Reading The Hindu and The Indian Express daily isn't just about staying informed. It's about pausing on the ideas they surface. Yesterday's read, for example, was about how China is keeping an eye on the USA-Iran war on the ORF website. From here my mind picked up how China may be positioning itself in the Iran-U.S. standoff while quietly playing a longer game around Taiwan.

That's the seed for the next article. I will be writing for you to read because it helped me think from the perspective of the Chinese regime because of the backyard of the USA-Iran war.

The habit isn't just reading, decoupling, and pondering. The brain loves activity with the highest pleasure of intellectual excellence, such as critical thinking and questioning.

4. Surround Yourself With People Who Push You

Find people who challenge you, who refuse to let you stay small, who make the impossible feel reachable. Your environment shapes your ceiling. The crowd you surround yourself with should always feel measured in terms of ideas, context, intellectual takes on issues, risk and gain theory, and the diversity of skills and experience. This collectively will make you feel life is happening.

5. Move—Because Procrastination Is a Slow Death

No success has ever been built without action. Procrastination is a quiet way of writing your own ending. When an idea grabs you, pick up the pen—or open the app—and work on it immediately. I followed it when I read chapter 4 from the Nir Eyal book; this article comes from that page of the book.

Time is a limited resource. If you don't measure it, you'll never feel progress happening. And here's the uncomfortable part: time makes you feel the pain of effort long before it lets you feel the reward of success. That's exactly why most people quit — they hate the process. The reason why a focus idiot achieve more than distracted genius

So fall in love with the process. Not the outcome. But the process.

6. Measure Your Worth by Your Habits

Anything that you can't measure is not qualified growth. Life is all about numbers. How much do you earn? How old are you? What's your bank account status? And what not; it's all about the number game. So measurement is the cornerstone to feeling the pain of waste.
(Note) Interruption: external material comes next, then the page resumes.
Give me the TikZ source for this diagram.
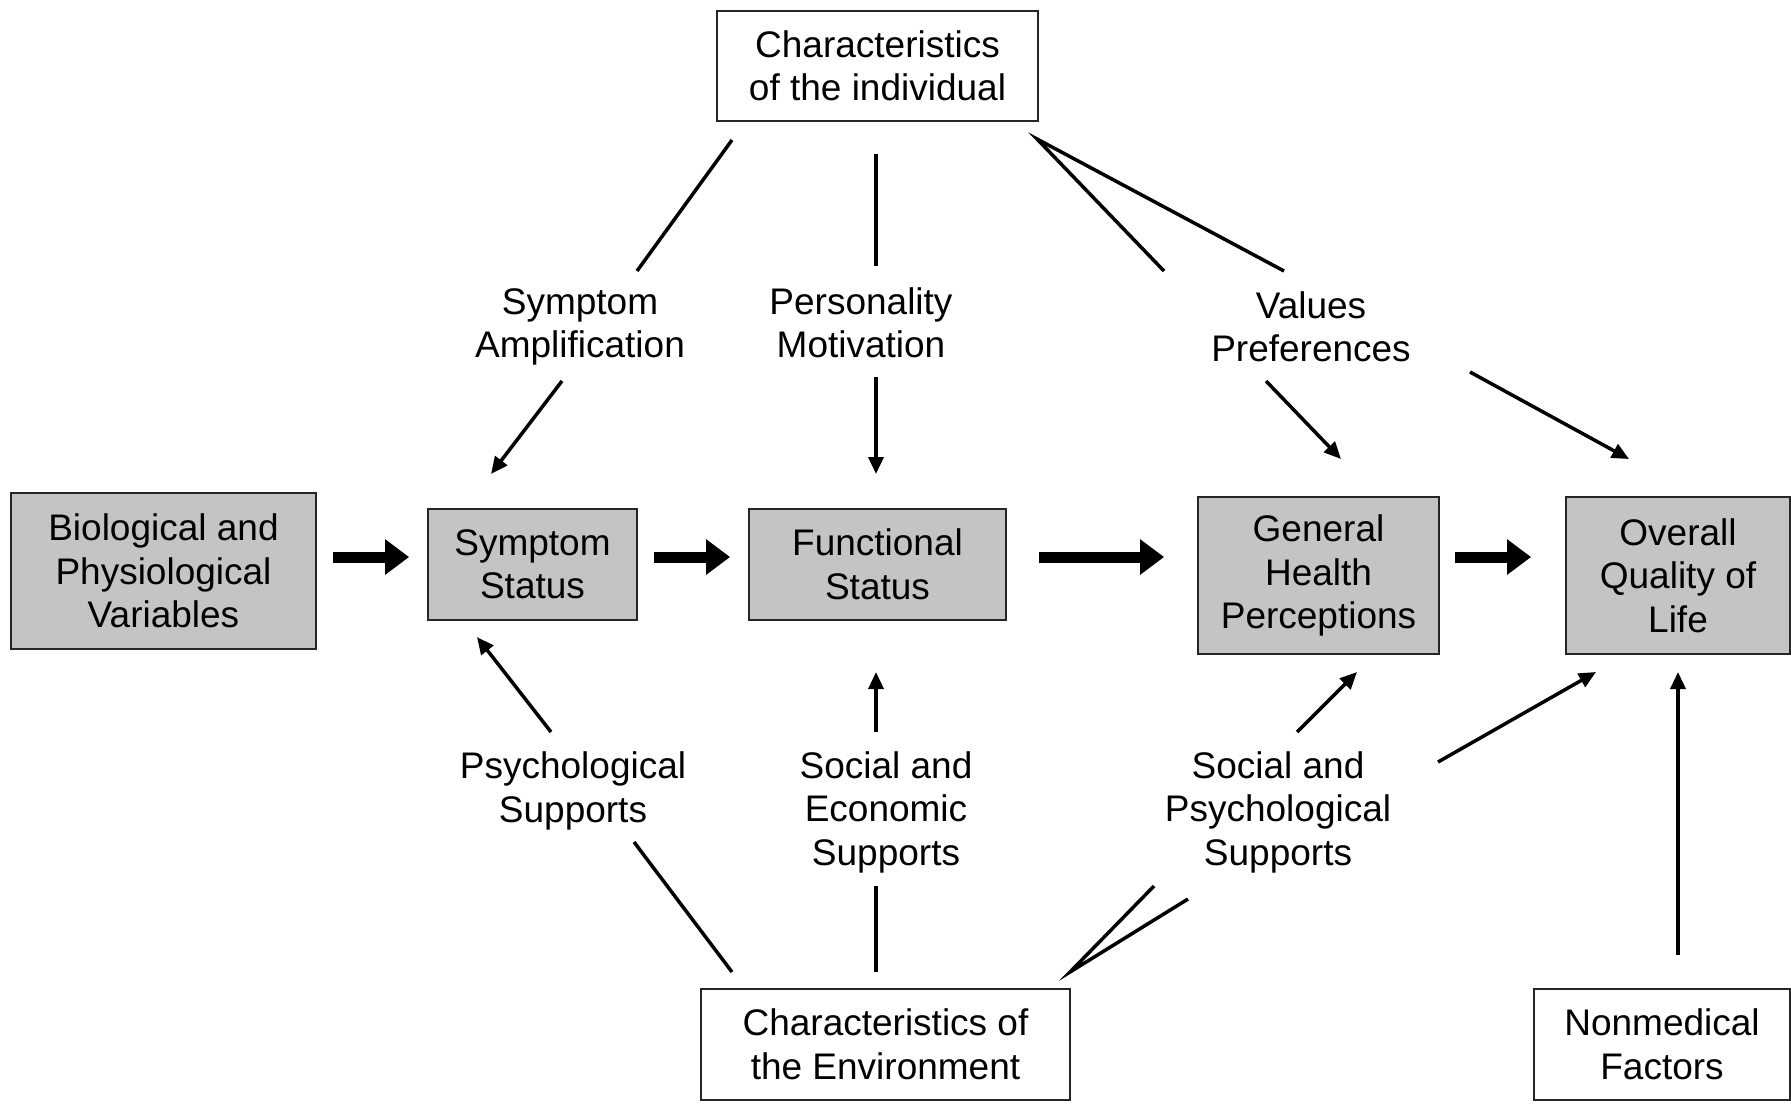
\documentclass[tikz,border=0pt]{standalone}
\usepackage{fontspec}
\setmainfont{Liberation Sans}
\usetikzlibrary{arrows.meta}
\begin{document}
\begin{tikzpicture}[x=1pt,y=-1pt,
  every node/.style={font=\fontsize{37}{43.5}\selectfont, align=center, inner sep=0pt},
  graybox/.style={draw=black!85, line width=1.8pt, fill={rgb,255:red,196;green,196;blue,196}},
  whitebox/.style={draw=black!85, line width=1.8pt, fill=white},
  conn/.style={line width=3.5pt},
  thinarrow/.style={conn, -{Triangle[length=17pt,width=15pt]}},
  bigarrow/.style={line width=11pt, -{Triangle[length=24pt,width=34pt]}}
]
\useasboundingbox (0,0) rectangle (1791,1104);

% boxes
\node[whitebox, minimum width=321pt, minimum height=110pt] (indiv) at (877.5,66) {Characteristics\\of the individual};
\node[graybox, minimum width=305pt, minimum height=156pt] (bio) at (163.5,571) {Biological and\\Physiological\\Variables};
\node[graybox, minimum width=209pt, minimum height=111pt] (symp) at (532.5,564.5) {Symptom\\Status};
\node[graybox, minimum width=257pt, minimum height=111pt] (func) at (877.5,564.5) {Functional\\Status};
\node[graybox, minimum width=241pt, minimum height=157pt] (ghp) at (1318.5,575.5) {General\\Health\\Perceptions};
\node[graybox, minimum width=224pt, minimum height=157pt] (qol) at (1678,575.5) {Overall\\Quality of\\Life};
\node[whitebox, minimum width=369pt, minimum height=111pt] (env) at (885.5,1044.5) {Characteristics of\\the Environment};
\node[whitebox, minimum width=256pt, minimum height=111pt] (nonmed) at (1662,1044.5) {Nonmedical\\Factors};

% labels
\node (lsa) at (580,327) {Symptom\\Amplification};
\node (lpm) at (861,323) {Personality\\Motivation};
\node (lvp) at (1311,327) {Values\\Preferences};
\node (lps) at (573,791) {Psychological\\Supports};
\node (lse) at (886,812) {Social and\\Economic\\Supports};
\node (lsp) at (1278,812) {Social and\\Psychological\\Supports};

% thick arrows
\coordinate (ay) at (0,557);
\draw[bigarrow, shorten <=16pt, shorten >=18pt] (bio.east |- ay) -- (symp.west |- ay);
\draw[bigarrow, shorten <=16pt, shorten >=18pt] (symp.east |- ay) -- (func.west |- ay);
\draw[bigarrow, shorten <=32pt, shorten >=33pt] (func.east |- ay) -- (ghp.west |- ay);
\draw[bigarrow, shorten <=15pt, shorten >=34pt] (ghp.east |- ay) -- (qol.west |- ay);

% top connectors
\coordinate (t1a) at (732,140); \coordinate (t1b) at (637,271);
\coordinate (t2a) at (562,381); \coordinate (t2b) at (491,474);
\coordinate (t3a) at (876,154); \coordinate (t3b) at (876,266);
\coordinate (t4a) at (876,377); \coordinate (t4b) at (876,474);
\coordinate (t5a) at (1037,139); \coordinate (t5b) at (1164,271); \coordinate (t5c) at (1284,271);
\coordinate (t6a) at (1266,381); \coordinate (t6b) at (1341,459);
\coordinate (t7a) at (1470,372); \coordinate (t7b) at (1629,459);
\draw[conn] (t1a) -- (t1b);
\draw[thinarrow] (t2a) -- (t2b);
\draw[conn] (t3a) -- (t3b);
\draw[thinarrow] (t4a) -- (t4b);
\draw[conn, line join=miter] (t5b) -- (t5a) -- (t5c);
\draw[thinarrow] (t6a) -- (t6b);
\draw[thinarrow] (t7a) -- (t7b);

% bottom connectors
\coordinate (b1a) at (732,972); \coordinate (b1b) at (634,842);
\coordinate (b2a) at (551,732); \coordinate (b2b) at (477,637);
\coordinate (b3a) at (876,972); \coordinate (b3b) at (876,886);
\coordinate (b4a) at (876,732); \coordinate (b4b) at (876,672);
\coordinate (b5a) at (1070,972); \coordinate (b5b) at (1154,886); \coordinate (b5c) at (1188,899);
\coordinate (b6a) at (1297,732); \coordinate (b6b) at (1357,672);
\coordinate (b7a) at (1438,762); \coordinate (b7b) at (1596,672);
\coordinate (n1a) at (1678,955); \coordinate (n1b) at (1678,672);
\draw[conn] (b1a) -- (b1b);
\draw[thinarrow] (b2a) -- (b2b);
\draw[conn] (b3a) -- (b3b);
\draw[thinarrow] (b4a) -- (b4b);
\draw[conn, line join=miter] (b5b) -- (b5a) -- (b5c);
\draw[thinarrow] (b6a) -- (b6b);
\draw[thinarrow] (b7a) -- (b7b);
\draw[thinarrow] (n1a) -- (n1b);
\end{tikzpicture}
\end{document}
Your future is simply today's habits, repeated. You can track your habits daily with this habit tracker — you can grab it on BytesToday.in.

7. Learn to Sell

Find your calling, and double down on sharpening both your intelligence and your ability to communicate value. Selling isn't just a business skill — it's a life skill.

If you can't sell something, you haven't truly mastered it, because selling sits at the intersection of economics and human psychology.
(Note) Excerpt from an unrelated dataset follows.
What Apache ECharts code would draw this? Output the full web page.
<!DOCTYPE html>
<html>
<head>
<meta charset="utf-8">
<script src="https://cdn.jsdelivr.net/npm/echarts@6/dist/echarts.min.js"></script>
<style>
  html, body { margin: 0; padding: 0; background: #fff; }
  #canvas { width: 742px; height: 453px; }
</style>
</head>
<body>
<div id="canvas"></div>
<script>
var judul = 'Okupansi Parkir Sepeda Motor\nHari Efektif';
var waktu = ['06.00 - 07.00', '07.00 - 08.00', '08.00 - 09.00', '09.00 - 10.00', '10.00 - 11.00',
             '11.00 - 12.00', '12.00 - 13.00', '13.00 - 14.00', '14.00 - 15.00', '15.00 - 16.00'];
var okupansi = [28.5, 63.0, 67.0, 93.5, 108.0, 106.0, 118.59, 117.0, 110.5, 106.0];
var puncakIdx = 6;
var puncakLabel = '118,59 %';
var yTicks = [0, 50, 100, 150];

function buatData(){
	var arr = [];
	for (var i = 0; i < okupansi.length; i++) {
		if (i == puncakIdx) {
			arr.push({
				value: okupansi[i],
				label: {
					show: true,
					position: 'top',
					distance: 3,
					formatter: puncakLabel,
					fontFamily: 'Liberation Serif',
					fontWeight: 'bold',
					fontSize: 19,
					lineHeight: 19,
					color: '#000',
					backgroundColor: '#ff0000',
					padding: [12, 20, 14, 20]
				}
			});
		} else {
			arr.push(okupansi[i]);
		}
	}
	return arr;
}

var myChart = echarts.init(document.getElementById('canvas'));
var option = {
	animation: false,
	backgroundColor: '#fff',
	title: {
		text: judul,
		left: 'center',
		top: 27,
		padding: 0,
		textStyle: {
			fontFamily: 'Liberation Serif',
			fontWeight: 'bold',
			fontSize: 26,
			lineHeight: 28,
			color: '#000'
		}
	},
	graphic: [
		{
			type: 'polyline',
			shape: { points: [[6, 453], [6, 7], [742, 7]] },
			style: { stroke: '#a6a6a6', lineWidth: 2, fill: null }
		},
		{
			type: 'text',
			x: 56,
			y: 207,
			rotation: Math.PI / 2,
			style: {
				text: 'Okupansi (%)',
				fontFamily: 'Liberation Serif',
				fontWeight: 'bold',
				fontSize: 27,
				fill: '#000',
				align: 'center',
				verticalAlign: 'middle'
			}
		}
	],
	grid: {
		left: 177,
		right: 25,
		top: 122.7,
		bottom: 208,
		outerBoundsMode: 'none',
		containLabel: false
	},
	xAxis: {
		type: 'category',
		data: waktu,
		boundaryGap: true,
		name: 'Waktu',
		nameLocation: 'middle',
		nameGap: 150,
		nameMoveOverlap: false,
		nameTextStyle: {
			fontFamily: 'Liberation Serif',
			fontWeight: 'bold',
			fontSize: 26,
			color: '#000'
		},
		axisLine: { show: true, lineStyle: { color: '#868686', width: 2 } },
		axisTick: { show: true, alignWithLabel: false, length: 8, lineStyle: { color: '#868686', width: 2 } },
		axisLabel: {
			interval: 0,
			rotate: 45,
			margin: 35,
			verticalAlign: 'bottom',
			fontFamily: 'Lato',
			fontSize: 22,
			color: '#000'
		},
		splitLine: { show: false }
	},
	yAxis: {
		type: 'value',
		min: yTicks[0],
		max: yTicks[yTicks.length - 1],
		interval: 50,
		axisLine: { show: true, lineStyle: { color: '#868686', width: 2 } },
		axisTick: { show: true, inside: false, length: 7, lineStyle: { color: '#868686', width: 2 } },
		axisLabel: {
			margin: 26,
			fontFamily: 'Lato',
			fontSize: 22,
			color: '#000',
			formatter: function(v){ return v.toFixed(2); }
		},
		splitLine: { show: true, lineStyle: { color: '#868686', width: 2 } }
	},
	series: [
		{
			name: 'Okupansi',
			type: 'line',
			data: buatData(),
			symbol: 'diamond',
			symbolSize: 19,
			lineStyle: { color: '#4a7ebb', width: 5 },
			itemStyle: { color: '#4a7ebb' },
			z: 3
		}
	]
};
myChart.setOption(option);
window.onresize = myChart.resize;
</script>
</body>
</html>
8. Structure Your Day in Three Quarters

Morning: Win it first, at all costs.

Afternoon: Harvest it — execute on your plans.

Evening: Close the loop—finish your to-do list and honestly reassess whether you're staying true to your goals and commitments.

Lights out by 11 PM. Keep a book by your pillow.

9. Bookend Your Day With Intention

Wake up. Read for 25 minutes. Then spend 20 minutes writing down your goals and your affirmations for the day. What you say, you become. Google neuroplasticity! Your brain has magical powers.

Be your own superpower.

Everything above isn't theory—it's a system I live by, which I have discovered and built from ideas in Atomic Habits, 101 Essays That Will Change the Way You Think, The Power of Your Subconscious Mind, Deep Work, and lessons picked up from writers I follow online.